KACHINA VILLAGE, Ariz. -- Hundreds of firefighters worked Thursday and into Friday to protect communities on the edge of Flagstaff from a wildfire that is chewing up a scenic Arizona canyon with towering flames and burning entire trees down to nothing but ash.
The human-caused Slide Fire started Tuesday and had burned more than 11 1/2 square miles in and around Oak Creek Canyon, a scenic recreation area along a highway between Sedona and Flagstaff that normally would be teeming with tourists as the Memorial Day weekend approaches.
There are no injuries or structures burned, although the fire grew tenfold from Wednesday and from 7 1/2 square miles earlier Thursday.
Fire incident commander Tony Sciacca said Friday morning crews have made good progress and the fire is now five percent contained, but he added, "We're still on edge.
"We had some erratic winds to push fire around but firefighters were successful in protecting all of those structures. They still look good this morning."
The fire still was 3 to 3 1/2 miles away from the residential areas of Forest Highlands and Katina Village, where 3,200 residents remained under pre-evacuation warnings.
Officials were mindful of the fire's dangers, as they looked at giant flames shooting up the walls of the canyon and saw how hot the fire was burning in the tinder-dry drought conditions.
"The fuels are just so dry, entire trees are turning to ash," said Dick Fleishman, a spokesman for fire managers.
A primary focus of firefighting efforts will be to pinch off the fire where it has reached the top of the canyon's northeast corner to keep it from burning northward toward residential areas, he said.
Sciacca said 500 firefighters were assigned to the fire Thursday, with an additional 200 personnel expected later in the day as more crews and engines arrive.
Firefighters are also taking extra steps to make sure they don't lose communication with crews in the steep canyons. They brought in "repeaters" that look like 20-foot-tall antennas and placed them on overlooks to maintain radio contact with firefighters below. Radio communication issues were a problem last year in a fire in nearby Prescott that killed 19 firefighters who were part of a Hotshot crew.
"If the fire makes any unfavorable movement, we know about it and I can alert them," said firefighter Rich Sack of the Carson Hotshots in Taos, New Mexico, as he held a radio and intently kept an eye on the fire.
The weather may help even as winds picked up Thursday afternoon with the prospect of higher humidity and a chance of rain by Friday, Fleishman said. However, he warned that thunderstorms could bring much-needed rain and moisture to dampen the blaze, but also lightning strikes that could start additional fires and powerful downdrafts that could push the blaze erratically in all directions.
"That's what happened with the Prescott guys last year," he said.
As smoke billowed over their homes, many residents of Kachina Village and Forest Highlands got out of town Wednesday rather than wait for an evacuation order. They filled their vehicles with clothes, heirlooms, medication, legal documents and family pictures.
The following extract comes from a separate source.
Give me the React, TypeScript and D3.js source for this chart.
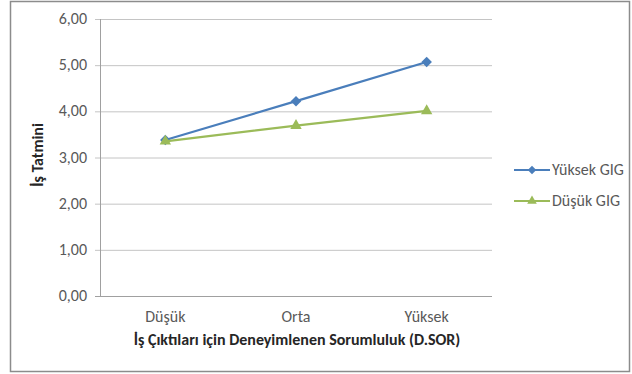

Residents also cleared brush away from their homes and hosed down the landscape. Search and rescue crews with the Coconino County Sheriff's Office were going door to door while pre-evacuation warnings were in place. For those who they knew were safe, they placed a yellow ribbon on their mailboxes.
"I'm a Korean War veteran. There's not much that worries me," said 82-year-old Dick Summit, who decided to leave town and arranged to stay with a friend in nearby Flagstaff.
The fire has closed the main road between Sedona and Flagstaff. It's burning near Slide Rock State Park, a popular recreation area because of its natural rock water slides.
The fire forced the evacuations of 300 threatened businesses and homes in a 2-mile stretch north of the state park.
The fire has sent up large amounts of smoke and ash and created hazy conditions in Flagstaff, about 15 miles away. Health officials are urging people who smell or see smoke from the fire to curtail outdoor activity.
In southern Arizona, a wildfire on the Tohono O'odham Indian Reservation was fully contained Thursday after charring more than 200 acres. The fire southwest of Tucson was reported Tuesday night. Officials say no structures were damaged and no residents needed to be evacuated.
Associated Press writers Paul Davenport and Walter Berry in Phoenix contributed to this report.